#### RECORDS PROVIDED
┌──

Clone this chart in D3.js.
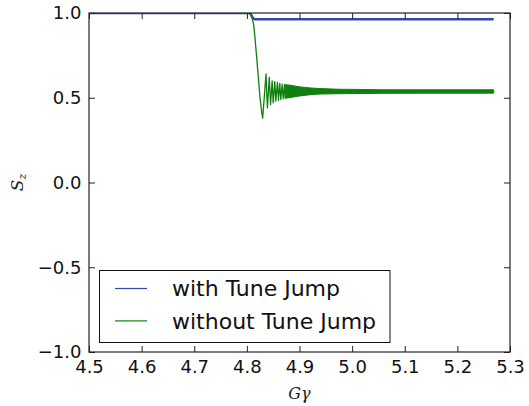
<!DOCTYPE html>
<html>
<head>
<meta charset="utf-8">
<script src="https://cdn.jsdelivr.net/npm/d3@7"></script>
<style>
  html, body { margin: 0; padding: 0; background: #fff; }
  svg { display: block; }
</style>
</head>
<body>
<svg id="chart" width="529" height="406"></svg>
<script>
// Spin component S_z versus G·gamma through the resonance crossing.
const xTicks = [4.5, 4.6, 4.7, 4.8, 4.9, 5.0, 5.1, 5.2, 5.3];
const yTicks = [-1.0, -0.5, 0.0, 0.5, 1.0];
const seriesNames = ["with Tune Jump", "without Tune Jump"];
const seriesColors = ["#3049ad", "#0e800e"];

// with Tune Jump: polarisation nearly preserved after crossing
const jumpG  = [4.50, 4.806, 4.809, 4.812, 4.815, 4.90, 5.00, 5.10, 5.20, 5.269];
const jumpSz = [1.000, 1.000, 0.985, 0.968, 0.963, 0.963, 0.963, 0.963, 0.963, 0.963];

// without Tune Jump: slow crossing, initial drop and first ringing
const freeG  = [4.50, 4.803, 4.806, 4.808, 4.810, 4.812, 4.8135, 4.8155, 4.818, 4.821, 4.825, 4.828, 4.830,
                4.8325, 4.8363, 4.839, 4.8426, 4.845, 4.848, 4.850, 4.853, 4.855, 4.858,
                4.860, 4.8625, 4.8645, 4.867, 4.869, 4.8715, 4.873];
const freeSz = [0.998, 0.998, 0.994, 0.985, 0.968, 0.945, 0.915, 0.850, 0.760, 0.650, 0.500, 0.420, 0.380,
                0.480, 0.640, 0.440, 0.620, 0.460, 0.600, 0.470, 0.595, 0.480, 0.590,
                0.485, 0.585, 0.490, 0.580, 0.494, 0.578, 0.496];

// without Tune Jump: envelope of the fast residual oscillation afterwards
const bandG     = [4.873, 4.882, 4.901, 4.920, 4.939, 4.977, 5.015, 5.053, 5.129, 5.205, 5.269];
const bandUpper = [0.577, 0.574, 0.564, 0.558, 0.554, 0.550, 0.549, 0.547, 0.547, 0.547, 0.547];
const bandLower = [0.497, 0.501, 0.511, 0.518, 0.522, 0.524, 0.525, 0.526, 0.527, 0.527, 0.527];

const W = 529, H = 406;
const margin = { top: 13, right: 19, bottom: 54, left: 89 };
const iw = W - margin.left - margin.right;
const ih = H - margin.top - margin.bottom;

const svg = d3.select("#chart");
const g = svg.append("g").attr("transform", `translate(${margin.left},${margin.top})`);

const x = d3.scaleLinear().domain([4.5, 5.3]).range([0, iw]);
const y = d3.scaleLinear().domain([-1, 1]).range([ih, 0]);

const plot = g.append("g");
plot.append("clipPath").attr("id", "clip")
  .append("rect").attr("width", iw).attr("height", ih);
const clipped = plot.append("g").attr("clip-path", "url(#clip)");

// with Tune Jump
clipped.append("path")
  .datum(d3.range(jumpG.length))
  .attr("fill", "none")
  .attr("stroke", seriesColors[0])
  .attr("stroke-width", 2.4)
  .attr("d", d3.line().x(i => x(jumpG[i])).y(i => y(jumpSz[i])));

// without Tune Jump: residual oscillation band
clipped.append("path")
  .datum(d3.range(bandG.length))
  .attr("fill", seriesColors[1])
  .attr("stroke", seriesColors[1])
  .attr("stroke-width", 1)
  .attr("d", d3.area().x(i => x(bandG[i])).y0(i => y(bandLower[i])).y1(i => y(bandUpper[i])));

// without Tune Jump: crossing trace
clipped.append("path")
  .datum(d3.range(freeG.length))
  .attr("fill", "none")
  .attr("stroke", seriesColors[1])
  .attr("stroke-width", 1.3)
  .attr("stroke-linejoin", "round")
  .attr("d", d3.line().x(i => x(freeG[i])).y(i => y(freeSz[i])));

// Axes with inward ticks on all four sides
const fmt = d3.format(".1f");
const tickFont = "DejaVu Sans, sans-serif";
const axB = g.append("g").attr("transform", `translate(0,${ih})`)
  .call(d3.axisBottom(x).tickValues(xTicks).tickFormat(fmt).tickSizeInner(-6).tickSizeOuter(0).tickPadding(8.5));
const axL = g.append("g")
  .call(d3.axisLeft(y).tickValues(yTicks).tickFormat(fmt).tickSizeInner(-6).tickSizeOuter(0).tickPadding(7.5));
const axT = g.append("g")
  .call(d3.axisTop(x).tickValues(xTicks).tickFormat("").tickSizeInner(-6).tickSizeOuter(0));
const axR = g.append("g").attr("transform", `translate(${iw},0)`)
  .call(d3.axisRight(y).tickValues(yTicks).tickFormat("").tickSizeInner(-6).tickSizeOuter(0));
[axB, axL, axT, axR].forEach(a => {
  a.select(".domain").remove();
  a.selectAll(".tick line").attr("stroke", "#222").attr("stroke-width", 1);
  a.selectAll(".tick text").attr("fill", "#111").style("font-family", tickFont).style("font-size", "18px");
});

// Frame
g.append("rect")
  .attr("x", 0).attr("y", 0).attr("width", iw).attr("height", ih)
  .attr("fill", "none").attr("stroke", "#222").attr("stroke-width", 1.2);

// Axis titles
const mathFont = "DejaVu Serif, serif";
svg.append("text")
  .attr("x", margin.left + iw / 2).attr("y", 399)
  .attr("text-anchor", "middle")
  .style("font-family", mathFont).style("font-style", "italic").style("font-size", "16px")
  .attr("fill", "#1a1a1a")
  .text("Gγ");

const yl = svg.append("text")
  .attr("transform", `translate(23,${margin.top + ih / 2}) rotate(-90)`)
  .attr("text-anchor", "middle")
  .style("font-family", mathFont).style("font-style", "italic").style("font-size", "17px")
  .attr("fill", "#1a1a1a");
yl.append("tspan").text("S");
yl.append("tspan").attr("dy", 3).style("font-size", "11px").text("z");

// Legend
const lg = svg.append("g").attr("transform", "translate(99.5,270.5)");
lg.append("rect").attr("width", 290.5).attr("height", 72)
  .attr("fill", "#fff").attr("stroke", "#111").attr("stroke-width", 1);
seriesNames.forEach((name, i) => {
  const cy = 18 + i * 32.4;
  lg.append("line")
    .attr("x1", 15.5).attr("x2", 47.5).attr("y1", cy).attr("y2", cy)
    .attr("stroke", seriesColors[i]).attr("stroke-width", 1.2);
  lg.append("text")
    .attr("x", 72.5).attr("y", cy + 7.8)
    .style("font-family", tickFont).style("font-size", "22px")
    .attr("fill", "#111")
    .text(name);
});
</script>
</body>
</html>
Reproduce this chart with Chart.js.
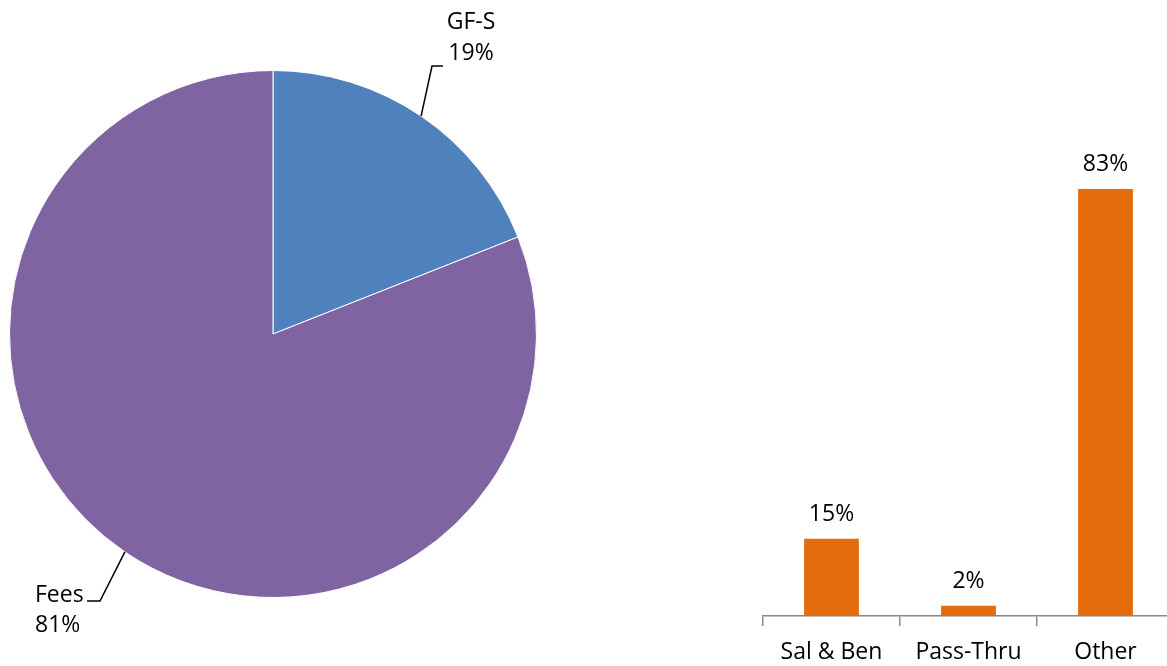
<!DOCTYPE html>
<html><head><meta charset="utf-8">
<script src="https://cdn.jsdelivr.net/npm/chart.js@4"></script>
<style>
html,body{margin:0;padding:0;background:#fff;overflow:hidden;width:1167px;height:666px;}
#pie{position:absolute;left:0;top:0;width:700px;height:666px;}
#bar{position:absolute;left:700px;top:0;width:480px;height:666px;}
</style></head><body>
<canvas id="pie" width="700" height="666"></canvas>
<canvas id="bar" width="480" height="666"></canvas>
<script>
const pieLabels = ['GF-S', 'Fees'];
const pieValues = [19, 81];
const pieColors = ['#4F81BD', '#8064A2'];

const barCategories = ['Sal & Ben', 'Pass-Thru', 'Other'];
const barValues = [15, 2, 83];
const barColor = '#E46C0A';

const FONT = '"Open Sans", "Liberation Sans", sans-serif';
const FONT_SIZE = 23;

const pieLabelPlugin = {
  id: 'pieLabels',
  afterDatasetsDraw(chart, args, opts) {
    const ctx = chart.ctx;
    const meta = chart.getDatasetMeta(0);
    const data = chart.data.datasets[0].data;
    const total = data.reduce((a, b) => a + b, 0);
    ctx.save();
    meta.data.forEach((arc, i) => {
      const cfg = opts.items[i];
      const mid = (arc.startAngle + arc.endAngle) / 2;
      const sx = arc.x + Math.cos(mid) * arc.outerRadius;
      const sy = arc.y + Math.sin(mid) * arc.outerRadius;
      ctx.strokeStyle = '#000';
      ctx.lineWidth = 1.5;
      ctx.beginPath();
      ctx.moveTo(sx, sy);
      ctx.lineTo(cfg.elbowX, cfg.elbowY);
      ctx.lineTo(cfg.endX, cfg.elbowY);
      ctx.stroke();
      ctx.fillStyle = '#000';
      ctx.font = FONT_SIZE + 'px ' + FONT;
      ctx.textAlign = cfg.align;
      ctx.textBaseline = 'alphabetic';
      ctx.fillText(chart.data.labels[i], cfg.textX, cfg.y1);
      ctx.fillText(Math.round(data[i] / total * 100) + '%', cfg.textX, cfg.y2);
    });
    ctx.restore();
  }
};

new Chart(document.getElementById('pie'), {
  type: 'pie',
  data: {
    labels: pieLabels,
    datasets: [{ data: pieValues, backgroundColor: pieColors, borderColor: '#fff', borderWidth: 1, hoverOffset: 0 }]
  },
  options: {
    responsive: false,
    animation: false,
    layout: { padding: { left: 9, right: 163, top: 70, bottom: 68 } },
    plugins: {
      legend: { display: false },
      tooltip: { enabled: false },
      pieLabels: {
        items: [
          { elbowX: 432, elbowY: 66, endX: 443, textX: 471, align: 'center', y1: 29, y2: 60 },
          { elbowX: 100, elbowY: 601, endX: 87, textX: 35, align: 'left', y1: 602, y2: 632 }
        ]
      }
    }
  },
  plugins: [pieLabelPlugin]
});

const barLabelPlugin = {
  id: 'barLabels',
  afterDatasetsDraw(chart) {
    const ctx = chart.ctx;
    const meta = chart.getDatasetMeta(0);
    const data = chart.data.datasets[0].data;
    ctx.save();
    ctx.fillStyle = '#000';
    ctx.font = FONT_SIZE + 'px ' + FONT;
    ctx.textAlign = 'center';
    ctx.textBaseline = 'alphabetic';
    meta.data.forEach((bar, i) => {
      ctx.fillText(data[i] + '%', bar.x, bar.y - 18);
    });
    ctx.restore();
  }
};

new Chart(document.getElementById('bar'), {
  type: 'bar',
  data: {
    labels: barCategories,
    datasets: [{ data: barValues, backgroundColor: barColor, categoryPercentage: 1, barPercentage: 0.4 }]
  },
  options: {
    responsive: false,
    animation: false,
    layout: { padding: { left: 63, right: 6, top: 101.5, bottom: 0 } },
    plugins: { legend: { display: false }, tooltip: { enabled: false } },
    scales: {
      y: { display: false, min: 0, max: 100 },
      x: {
        afterFit(scale) { scale.height = 50; },
        border: { display: true, color: '#8a8a8a', width: 1.5 },
        grid: { offset: true, drawOnChartArea: false, drawTicks: true, tickLength: 10, color: '#8a8a8a', lineWidth: 1.5 },
        ticks: { color: '#000', font: { family: FONT, size: FONT_SIZE }, padding: 13, maxRotation: 0, autoSkip: false }
      }
    }
  },
  plugins: [barLabelPlugin]
});
</script>
</body></html>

└──

#### DIRECTIONS
Skip the pictures and restate exactly the lines from the beginning of the listing to the line with "0.963, 0.963, 0.963];", that line included.

#### WRITTEN SOLUTION
Clone this chart in D3.js.
<!DOCTYPE html>
<html>
<head>
<meta charset="utf-8">
<script src="https://cdn.jsdelivr.net/npm/d3@7"></script>
<style>
  html, body { margin: 0; padding: 0; background: #fff; }
  svg { display: block; }
</style>
</head>
<body>
<svg id="chart" width="529" height="406"></svg>
<script>
// Spin component S_z versus G·gamma through the resonance crossing.
const xTicks = [4.5, 4.6, 4.7, 4.8, 4.9, 5.0, 5.1, 5.2, 5.3];
const yTicks = [-1.0, -0.5, 0.0, 0.5, 1.0];
const seriesNames = ["with Tune Jump", "without Tune Jump"];
const seriesColors = ["#3049ad", "#0e800e"];

// with Tune Jump: polarisation nearly preserved after crossing
const jumpG  = [4.50, 4.806, 4.809, 4.812, 4.815, 4.90, 5.00, 5.10, 5.20, 5.269];
const jumpSz = [1.000, 1.000, 0.985, 0.968, 0.963, 0.963, 0.963, 0.963, 0.963, 0.963];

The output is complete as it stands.